I have lots of boundaries/rules with our baby- and with myself postpartum but my husband disagrees with all of them. I’ve tried to be reasonable and meet him half way but he refuses to. And so I feel helpless. For example, if I say no to anybody kissing our baby- but my husband says yes people feel free to do so. And I can’t stop this. We live with his parents so it’s been a nightmare. I can set a boundary with them but then he will say he doesn’t mind so they follow what he wants.

He’ll say as it’s his daughter too he doesn’t need to follow any rules. He can let who he wants hold her, kiss her, leave her with unsupervised etc even if it makes me uncomfortable. I don’t know what to do. I’ve started working part time again so boundaries are more important than ever as I’m not with her 24/7 anymore.
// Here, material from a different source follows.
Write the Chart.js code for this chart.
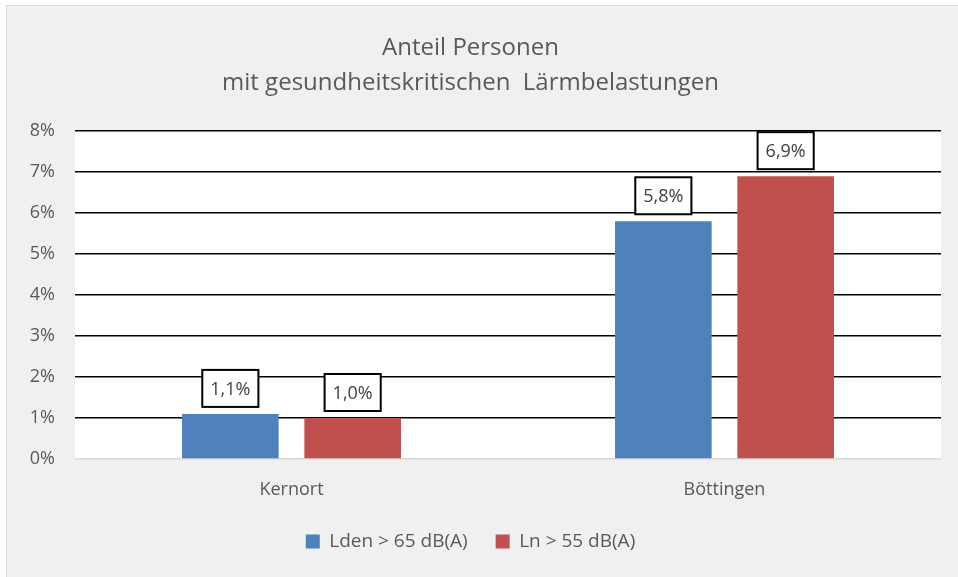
<!DOCTYPE html>
<html>
<head>
<meta charset="utf-8">
<script src="https://cdn.jsdelivr.net/npm/chart.js@4"></script>
<style>
  html, body { margin: 0; padding: 0; background: #fff; }
  #wrap { width: 958px; height: 577px; }
</style>
</head>
<body>
<div id="wrap"><canvas id="laermChart" width="958" height="577"></canvas></div>
<script>
const categories = ["Kernort", "Böttingen"];
const ldenValues = [1.1, 5.8];
const lnValues = [1.0, 6.9];
const seriesNames = ["Lden > 65 dB(A)", "Ln > 55 dB(A)"];
const titleLines = ["Anteil Personen", "mit gesundheitskritischen  Lärmbelastungen"];

const fontFamily = "'Open Sans', Lato, sans-serif";
const textColor = "#595959";

// background: grey frame + white plot area
const backgroundPlugin = {
    id: "background",
    beforeDraw(chart) {
        const c = chart.ctx;
        const a = chart.chartArea;
        c.save();
        c.fillStyle = "#ffffff";
        c.fillRect(0, 0, chart.width, chart.height);
        c.fillStyle = "#f0f0f0";
        c.fillRect(6, 5, chart.width - 6, chart.height - 5);
        c.strokeStyle = "#d9d9d9";
        c.lineWidth = 1;
        c.strokeRect(6.5, 5.5, chart.width, chart.height);
        c.fillStyle = "#ffffff";
        c.fillRect(a.left, a.top, a.right - a.left, a.bottom - a.top);
        c.restore();
    }
};

// boxed value labels above each bar
const boxLabelPlugin = {
    id: "boxLabels",
    afterDatasetsDraw(chart) {
        const c = chart.ctx;
        c.save();
        c.font = "18px " + fontFamily;
        c.textAlign = "center";
        c.textBaseline = "middle";
        chart.data.datasets.forEach((ds, i) => {
            chart.getDatasetMeta(i).data.forEach((bar, j) => {
                const txt = ds.data[j].toFixed(1).replace(".", ",") + "%";
                const w = c.measureText(txt).width + 16;
                const h = 37;
                const bottom = bar.y - 7;
                c.fillStyle = "#ffffff";
                c.fillRect(bar.x - w / 2, bottom - h, w, h);
                c.strokeStyle = "#000000";
                c.lineWidth = 2;
                c.strokeRect(bar.x - w / 2, bottom - h, w, h);
                c.fillStyle = "#404040";
                c.fillText(txt, bar.x, bottom - h / 2 + 1);
            });
        });
        c.restore();
    }
};

new Chart(document.getElementById("laermChart"), {
    type: "bar",
    data: {
        labels: categories,
        datasets: [
            {
                label: seriesNames[0],
                data: ldenValues,
                backgroundColor: "#4f81bd",
                categoryPercentage: 0.565,
                barPercentage: 0.79
            },
            {
                label: seriesNames[1],
                data: lnValues,
                backgroundColor: "#c0504d",
                categoryPercentage: 0.565,
                barPercentage: 0.79
            }
        ]
    },
    options: {
        responsive: false,
        animation: false,
        layout: { padding: { top: 5, right: 17, bottom: 16, left: 0 } },
        plugins: {
            title: {
                display: true,
                text: titleLines,
                color: textColor,
                font: { family: fontFamily, size: 24, weight: "normal", lineHeight: 1.46 },
                padding: { top: 26, bottom: 30 }
            },
            legend: {
                position: "bottom",
                labels: {
                    color: textColor,
                    font: { family: fontFamily, size: 19 },
                    boxWidth: 14,
                    boxHeight: 14,
                    padding: 28
                }
            },
            tooltip: { enabled: false }
        },
        scales: {
            x: {
                grid: { display: false },
                border: { display: false },
                ticks: { color: textColor, font: { family: fontFamily, size: 18 }, padding: 12 },
                afterFit(scale) { scale.height = 45; }
            },
            y: {
                min: 0,
                max: 8,
                border: { display: false },
                grid: {
                    drawTicks: false,
                    color: ctx => ctx.tick && ctx.tick.value === 0 ? "#d9d9d9" : "#000000",
                    lineWidth: 1.5
                },
                ticks: {
                    stepSize: 1,
                    color: textColor,
                    font: { family: fontFamily, size: 18 },
                    padding: 20,
                    callback: v => v + "%"
                },
                afterFit(scale) { scale.width = 75; }
            }
        }
    },
    plugins: [backgroundPlugin, boxLabelPlugin]
});
</script>
</body>
</html>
My FIL is particularly disrespectful of my wishes. He changes my baby’s meals even because he doesn’t believe she is getting the right nutrients! ( I have her in a specific plan because of her chronic constipation). And is always invading my privacy. I’m not comfortable with him at all. He touches my daughter with his dirty hands all the time and if I tell him not too, he says his son says it’s fine. Or if I don’t want them holding her, they’ll say their son has given them permission so they will etc it has been a thousand things. I’m wfh but supposed to be returning part time in office but know I don’t have the trust to do so.

Do I have no say? I feel so trapped. My husband has stated repeatedly he doesn’t care about my feelings on it and his parents should be able to do whatever they want with their grandchild. Honestly, I want to leave him but cannot imagine co parenting with him (and his parents) it would be torturous.